The spore print is dark purplish brown. Spores are rhomboid or nearly so in face view, and more or less ellipsoid when viewed from the side. They are thick-walled, with dimensions of 6.5–4–5.6 μm, and feature a broad germ pore. The basidia (spore-bearing cells) are usually four-spored, hyaline (translucent), roughly cylindrical or with a central constriction, and measure 12–22 by 5.5–9 μm. Pleurocystidia (cystidia on the gill face) are relatively abundant; they are ventricose (swollen), club-shaped, or irregularly shaped, measuring 16–36 by 8–12 μm. The cheilocystidia (cystidia on the gill edge) are also abundant. They are 19–35 by 4.4–6.6 μm, lageniform (flask-shaped), narrowing into a long neck with a width of 1–3 μm, and either acute or somewhat capitate (ending in a roughly globular tip). Clamp connections are present in the hyphae.

Microscopy
| Spores are rhomboid to ellipsoidal depending on the direction in which they are viewed. | Cheilocystidia are flask-shaped with a long neck. | A swollen pleurocystidium is visible between two basidia with spores still attached. |
Small reticule divisions are 1 μm. All images were photographed at 1000x magnification.

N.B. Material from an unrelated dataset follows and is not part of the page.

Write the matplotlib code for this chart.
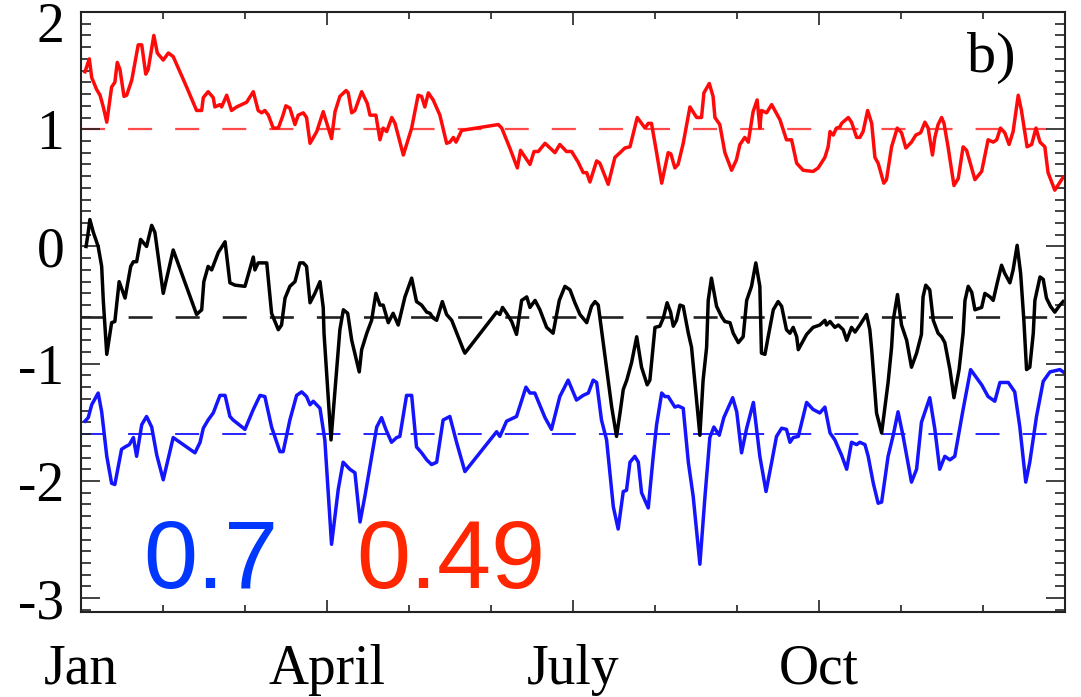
import matplotlib
matplotlib.use("Agg")
import matplotlib.pyplot as plt
import matplotlib.transforms as mtransforms

plt.rcParams['font.family'] = ['Liberation Serif', 'DejaVu Serif']
plt.rcParams['axes.unicode_minus'] = False
plt.rcParams['lines.scale_dashes'] = False

# ---- series: (day of year, value) ----
red_pts = [(1.5,1.49),(3.1,1.60),(4.0,1.44),(5.8,1.34),(7.1,1.29),(8.3,1.19),(9.6,1.06),(11.4,1.36),(12.6,1.40),(13.5,1.57),(14.5,1.51),(16.0,1.28),(17.0,1.29),(18.9,1.42),(21.3,1.72),(22.6,1.72),(24.1,1.47),(25.0,1.51),(27.1,1.80),(28.4,1.65),(30.6,1.59),(32.5,1.65),(34.3,1.62),(39.3,1.36),(43.0,1.16),(44.9,1.16),(45.5,1.27),(47.3,1.32),(49.2,1.27),(49.8,1.19),(51.7,1.21),(52.3,1.19),(54.2,1.29),(56.0,1.16),(57.9,1.19),(61.6,1.23),(64.1,1.32),(65.9,1.16),(67.2,1.14),(68.4,1.16),(69.7,1.12),(71.5,1.01),(73.4,1.01),(75.0,1.11),(76.2,1.20),(77.7,1.18),(79.6,1.04),(80.8,1.12),(82.7,1.14),(83.9,1.10),(85.2,0.88),(87.7,0.98),(90.1,1.15),(92.0,1.01),(93.2,0.92),(94.5,1.15),(96.3,1.28),(98.6,1.33),(99.4,1.31),(100.7,1.14),(101.9,1.16),(104.4,1.32),(106.5,1.22),(107.5,1.12),(109.7,1.12),(111.2,0.91),(112.4,1.01),(113.7,0.98),(115.6,1.10),(116.8,1.05),(119.9,0.78),(123.0,1.01),(125.4,1.29),(126.7,1.28),(127.9,1.19),(129.2,1.31),(131.0,1.25),(133.5,1.12),(136.0,0.88),(137.2,0.89),(138.5,0.93),(139.5,0.89),(141.6,0.99),(155.2,1.04),(156.5,1.01),(159.5,0.84),(162.3,0.67),(163.5,0.82),(167.0,0.70),(168.5,0.81),(170.1,0.81),(172.6,0.88),(176.3,0.80),(178.1,0.87),(180.6,0.81),(182.5,0.81),(184.9,0.72),(186.8,0.63),(188.1,0.63),(189.3,0.55),(191.8,0.73),(193.0,0.71),(196.1,0.53),(198.6,0.76),(200.5,0.80),(202.3,0.84),(204.2,0.85),(206.9,1.10),(209.8,1.01),(211.0,1.05),(212.2,1.05),(214.1,0.80),(216.0,0.54),(218.4,0.80),(219.4,0.79),(220.9,0.67),(222.1,0.70),(224.0,0.88),(226.5,1.19),(229.0,1.10),(230.8,1.10),(231.7,1.31),(233.7,1.39),(235.1,1.28),(235.8,1.10),(237.6,1.04),(239.5,0.80),(242.0,0.65),(243.8,0.74),(245.1,0.87),(246.9,0.93),(248.2,0.89),(250.0,1.15),(251.5,1.25),(252.5,1.01),(253.1,1.16),(255.0,1.14),(256.9,1.21),(260.0,1.08),(262.4,0.91),(264.3,0.91),(266.2,0.71),(268.6,0.65),(272.3,0.64),(274.2,0.67),(276.7,0.76),(277.9,0.85),(278.6,0.98),(279.8,0.95),(281.0,1.01),(282.3,1.02),(282.9,1.05),(285.4,1.10),(286.6,1.06),(288.5,0.93),(289.7,0.93),(290.9,0.98),(292.6,1.16),(294.1,1.05),(295.3,0.76),(296.5,0.71),(298.6,0.54),(299.6,0.57),(301.5,0.85),(303.6,1.01),(305.2,0.97),(306.8,0.84),(308.9,0.89),(310.5,0.95),(312.3,0.97),(313.9,1.06),(315.1,1.01),(316.7,0.78),(317.6,0.93),(318.8,1.04),(320.1,1.10),(321.0,1.05),(322.5,0.85),(324.7,0.52),(326.3,0.58),(328.1,0.85),(329.4,0.82),(332.5,0.57),(335.0,0.64),(337.4,0.91),(339.3,0.89),(340.6,0.91),(342.0,1.01),(343.6,0.97),(345.2,0.87),(346.7,0.98),(348.6,1.29),(349.8,1.16),(351.9,0.85),(353.6,0.87),(355.2,1.01),(356.7,0.89),(358.5,0.85),(359.7,0.63),(362.2,0.48),(365.3,0.59)]

black_pts = [(1.9,0.00),(2.7,0.12),(3.3,0.23),(4.6,0.12),(6.4,0.00),(7.7,-0.17),(8.3,-0.46),(9.6,-0.92),(11.4,-0.65),(12.6,-0.64),(14.2,-0.30),(16.4,-0.44),(18.5,-0.17),(19.5,-0.13),(20.7,-0.13),(22.2,0.06),(24.4,0.00),(26.3,0.18),(27.5,0.12),(30.6,-0.40),(34.3,-0.03),(43.0,-0.58),(44.9,-0.54),(45.7,-0.30),(47.3,-0.17),(48.6,-0.20),(51.1,-0.05),(53.6,0.04),(55.4,-0.31),(57.3,-0.33),(61.0,-0.34),(64.1,-0.09),(64.7,-0.20),(65.9,-0.14),(69.1,-0.14),(70.9,-0.57),(73.4,-0.71),(74.6,-0.67),(75.9,-0.44),(77.7,-0.34),(79.6,-0.30),(81.4,-0.14),(82.7,-0.14),(83.9,-0.17),(85.2,-0.48),(87.0,-0.40),(88.9,-0.30),(90.1,-0.52),(90.4,-0.74),(93.0,-1.65),(96.3,-0.71),(97.6,-0.54),(99.2,-0.57),(100.7,-0.80),(103.5,-1.07),(104.4,-0.88),(106.3,-0.74),(108.1,-0.63),(109.7,-0.40),(111.2,-0.50),(112.4,-0.50),(114.3,-0.65),(116.1,-0.57),(118.0,-0.67),(120.5,-0.43),(123.0,-0.27),(124.8,-0.47),(126.7,-0.50),(128.6,-0.56),(129.8,-0.57),(131.0,-0.61),(132.3,-0.63),(134.4,-0.47),(136.0,-0.58),(137.9,-0.63),(142.2,-0.88),(142.8,-0.91),(154.6,-0.56),(155.8,-0.58),(156.8,-0.52),(158.3,-0.57),(160.2,-0.64),(162.0,-0.75),(163.9,-0.46),(165.8,-0.43),(167.0,-0.52),(168.9,-0.46),(170.7,-0.54),(173.2,-0.69),(175.6,-0.74),(177.9,-0.46),(180.0,-0.34),(181.9,-0.37),(183.7,-0.48),(185.6,-0.58),(188.1,-0.65),(189.9,-0.51),(191.2,-0.47),(192.4,-0.50),(193.6,-0.71),(194.9,-0.94),(197.4,-1.37),(199.2,-1.62),(200.5,-1.42),(201.7,-1.22),(203.0,-1.14),(204.8,-0.99),(206.7,-0.77),(208.5,-1.03),(210.6,-1.18),(211.6,-1.14),(212.8,-0.86),(213.5,-0.69),(215.3,-0.68),(216.6,-0.61),(218.0,-0.48),(219.3,-0.56),(220.3,-0.68),(221.5,-0.63),(222.8,-0.50),(224.0,-0.51),(225.9,-0.74),(227.1,-0.86),(230.2,-1.61),(231.4,-1.14),(232.7,-0.86),(233.3,-0.46),(234.5,-0.27),(236.4,-0.51),(238.3,-0.60),(239.5,-0.64),(241.4,-0.65),(242.6,-0.74),(244.5,-0.82),(246.3,-0.77),(247.6,-0.46),(249.4,-0.34),(251.0,-0.14),(252.5,-0.34),(253.1,-0.91),(254.4,-0.92),(255.6,-0.77),(257.5,-0.54),(259.3,-0.47),(260.6,-0.51),(262.4,-0.71),(263.7,-0.74),(264.9,-0.69),(266.2,-0.77),(266.8,-0.88),(269.9,-0.75),(272.3,-0.69),(274.8,-0.67),(276.7,-0.63),(277.3,-0.67),(278.6,-0.64),(280.4,-0.69),(281.7,-0.67),(283.5,-0.71),(284.8,-0.80),(286.6,-0.69),(287.9,-0.73),(289.7,-0.67),(292.2,-0.58),(293.4,-0.71),(294.1,-0.88),(295.9,-1.42),(297.8,-1.59),(300.2,-1.16),(301.5,-0.86),(302.1,-0.63),(303.7,-0.41),(305.2,-0.67),(307.1,-0.80),(308.9,-1.03),(310.8,-0.91),(312.6,-0.75),(313.2,-0.43),(314.2,-0.33),(315.7,-0.37),(317.0,-0.63),(318.8,-0.74),(320.1,-0.77),(321.3,-0.82),(323.2,-1.05),(324.7,-1.29),(326.6,-1.05),(328.1,-0.74),(328.8,-0.46),(330.0,-0.34),(331.3,-0.39),(332.5,-0.54),(335.0,-0.52),(336.2,-0.40),(338.1,-0.43),(339.3,-0.46),(340.8,-0.31),(342.4,-0.16),(343.6,-0.23),(345.5,-0.31),(346.7,-0.20),(348.2,0.01),(349.5,-0.23),(350.7,-0.63),(351.7,-1.05),(352.9,-1.03),(354.2,-0.74),(354.8,-0.46),(356.7,-0.26),(357.9,-0.28),(359.1,-0.44),(360.6,-0.51),(362.2,-0.56),(364.1,-0.50),(365.3,-0.47)]

blue_pts = [(1.5,-1.49),(2.7,-1.46),(4.0,-1.35),(6.4,-1.25),(7.7,-1.41),(9.6,-1.79),(11.4,-2.02),(12.6,-2.03),(15.1,-1.73),(16.4,-1.71),(18.0,-1.69),(19.5,-1.63),(20.7,-1.79),(22.6,-1.52),(24.4,-1.45),(26.3,-1.54),(28.2,-1.78),(30.6,-1.99),(34.3,-1.63),(42.4,-1.76),(44.3,-1.67),(45.5,-1.55),(47.3,-1.48),(49.2,-1.42),(51.7,-1.27),(53.6,-1.27),(55.4,-1.45),(56.6,-1.48),(61.0,-1.56),(64.1,-1.39),(66.6,-1.27),(68.4,-1.28),(70.9,-1.54),(74.0,-1.75),(75.2,-1.75),(77.7,-1.48),(80.2,-1.27),(82.1,-1.24),(83.9,-1.28),(85.2,-1.35),(86.4,-1.32),(88.9,-1.38),(90.7,-1.65),(93.2,-2.54),(95.7,-2.07),(97.5,-1.84),(100.0,-1.90),(101.9,-1.93),(103.8,-2.35),(105.6,-2.13),(110.0,-1.54),(111.8,-1.46),(113.4,-1.56),(115.5,-1.67),(117.4,-1.63),(118.6,-1.62),(121.1,-1.27),(123.0,-1.27),(124.8,-1.71),(126.7,-1.76),(128.6,-1.82),(130.4,-1.86),(132.3,-1.84),(134.7,-1.48),(137.2,-1.45),(139.7,-1.67),(142.8,-1.92),(154.6,-1.58),(155.8,-1.62),(158.3,-1.49),(162.0,-1.45),(165.5,-1.20),(167.0,-1.25),(168.8,-1.25),(172.6,-1.46),(175.0,-1.56),(178.1,-1.28),(181.2,-1.14),(184.3,-1.31),(186.8,-1.27),(188.7,-1.25),(190.5,-1.14),(191.8,-1.16),(193.6,-1.48),(195.5,-1.65),(198.0,-2.22),(199.8,-2.41),(201.7,-2.09),(202.9,-2.08),(204.2,-1.84),(206.0,-1.79),(207.3,-1.84),(208.5,-2.10),(211.0,-2.23),(212.8,-1.80),(214.1,-1.52),(216.0,-1.25),(217.2,-1.28),(218.4,-1.28),(220.9,-1.37),(222.1,-1.36),(224.0,-1.38),(225.9,-1.84),(227.7,-2.13),(230.2,-2.71),(232.1,-2.13),(233.9,-1.63),(235.4,-1.54),(237.4,-1.61),(239.1,-1.46),(242.4,-1.29),(243.9,-1.41),(245.7,-1.76),(247.6,-1.55),(250.1,-1.33),(252.5,-1.79),(254.8,-2.09),(256.9,-1.84),(258.7,-1.62),(260.6,-1.55),(262.4,-1.56),(263.7,-1.67),(264.9,-1.63),(266.8,-1.62),(269.9,-1.33),(272.3,-1.39),(274.8,-1.42),(276.7,-1.37),(278.6,-1.59),(280.4,-1.65),(282.9,-1.78),(284.8,-1.90),(286.6,-1.67),(288.5,-1.69),(289.7,-1.67),(291.6,-1.69),(292.8,-1.79),(294.7,-2.02),(296.5,-2.19),(297.8,-2.18),(300.2,-1.79),(302.1,-1.61),(303.9,-1.41),(305.8,-1.62),(308.9,-2.01),(310.8,-1.90),(312.6,-1.50),(315.7,-1.29),(317.6,-1.56),(319.4,-1.90),(321.3,-1.79),(323.2,-1.82),(325.0,-1.79),(328.1,-1.39),(330.9,-1.05),(333.1,-1.12),(335.0,-1.18),(337.4,-1.28),(339.9,-1.32),(341.8,-1.16),(344.9,-1.16),(347.3,-1.24),(349.2,-1.54),(351.4,-2.01),(352.9,-1.84),(355.4,-1.45),(357.9,-1.15),(360.4,-1.07),(364.1,-1.05),(365.3,-1.07)]

red_ref = 1.0
black_ref = -0.6
blue_ref = -1.6

month_labels = ["Jan", "April", "July", "Oct"]
y_ticks = [-3, -2, -1, 0, 1, 2]
corr_blue = "0.7"
corr_red = "0.49"
panel_tag = "b)"

# ================== FIGURE ==================
fig = plt.figure(figsize=(10.81, 6.97), dpi=100)
ax = fig.add_axes([0.0749, 0.1224, 0.9103, 0.8604])
ax.set_xlim(0, 366)
ax.set_ylim(-3.115, 2.0)

dash = (17.3, 16.6)
ax.axhline(red_ref, color="#ff4a4a", lw=1.6, dashes=dash, zorder=1)
ax.axhline(black_ref, color="#222222", lw=1.9, dashes=dash, zorder=1)
ax.axhline(blue_ref, color="#1414ff", lw=1.3, dashes=dash, zorder=1)

for pts, col in [(red_pts, "#ff0a0a"), (black_pts, "#000000"), (blue_pts, "#1414ff")]:
    d, v = zip(*pts)
    ax.plot(d, v, color=col, lw=2.5, zorder=2, solid_joinstyle="round")

# ticks
month_len = 366 / 12
ax.set_xticks([i * month_len for i in (0, 3, 6, 9)], labels=month_labels)
ax.set_xticks([i * month_len for i in range(12) if i % 3], minor=True)
ax.set_yticks(y_ticks, labels=[str(v) for v in y_ticks])
ax.set_yticks([k / 10 for k in range(-31, 21)], minor=True)

ax.tick_params(axis="both", which="both", direction="in", top=True, right=True,
               width=1.2, color="#222222")
ax.tick_params(axis="y", which="major", length=13.5, pad=12, labelsize=40)
ax.tick_params(axis="y", which="minor", length=7.5)
ax.tick_params(axis="x", which="major", length=9, pad=23, labelsize=40)
ax.tick_params(axis="x", which="minor", length=5)

for s in ax.spines.values():
    s.set_linewidth(1.5)
    s.set_color("#222222")

# the top label sits a bit lower than its tick in the original
top_lbl = ax.yaxis.get_major_ticks()[-1].label1
top_lbl.set_transform(top_lbl.get_transform() +
                      mtransforms.ScaledTranslation(0, -0.10, fig.dpi_scale_trans))

ax.text(0.063, 0.0395, corr_blue, transform=ax.transAxes, fontsize=70,
        color="#0037ff", family="Liberation Sans", ha="left", va="baseline")
ax.text(0.2795, 0.0395, corr_red, transform=ax.transAxes, fontsize=70,
        color="#ff2600", family="Liberation Sans", ha="left", va="baseline")
ax.text(0.900, 0.900, panel_tag, transform=ax.transAxes, fontsize=42,
        ha="left", va="baseline")

fig.savefig("out.png", dpi=100)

==Habitat and distribution==
Fruit bodies of Psilocybe hoogshagenii grow solitarily or in small groups in humus or in muddy clay soils in subtropical coffee plantations. According to the natives of the San Agustin Loxicha region of Mexico, the fungus tends to fruit simultaneously in large flushes. In Mexico, fruiting occurs in June and July, whereas in Argentina, fruiting is in February. The mushroom has been reported from Mexico in the states of Puebla, Oaxaca, and Chiapas, where it grows at elevations of 1000 to 1800 m. In South America, the species is known from Brazil and Colombia. P. hoogshagenii var. convexa has been found in grasslands in Hidalgo, and Oaxaca but is most common in Puebla. It fruits from June to August.

==Uses==
Psilocybe hoogshagenii mushrooms are used for entheogenic, or spiritual, purposes by some Chinantec-speaking curanderos of the Ixtlán District in Oacaxa. The mushrooms are primarily used to diagnose and prognose illness, and, to a lesser extent, to divine the location of objects or animals that have been lost or stolen. Guzmán also indicates contemporary ceremonial usage by Mixe and Zapotec people. Paul Stamets, in his Psilocybe Mushrooms of the World, rates the psychoactive potency of the mushroom as "moderately active", and reports psilocybin levels of 0.6% (milligrams per gram of dried mushroom), and psilocin of 0.1%. In comparison, Stamets indicates that the commonly cultivated species P. cubensis contains 0.63% and 0.60% (psilocybin and psilocin), while the widespread P. semilanceata has 0.98% and 0.02%. Chemical analysis of P. hoogshagenii specimens from Brazil yielded up to 0.3% psilocybin and 0.3% psilocin.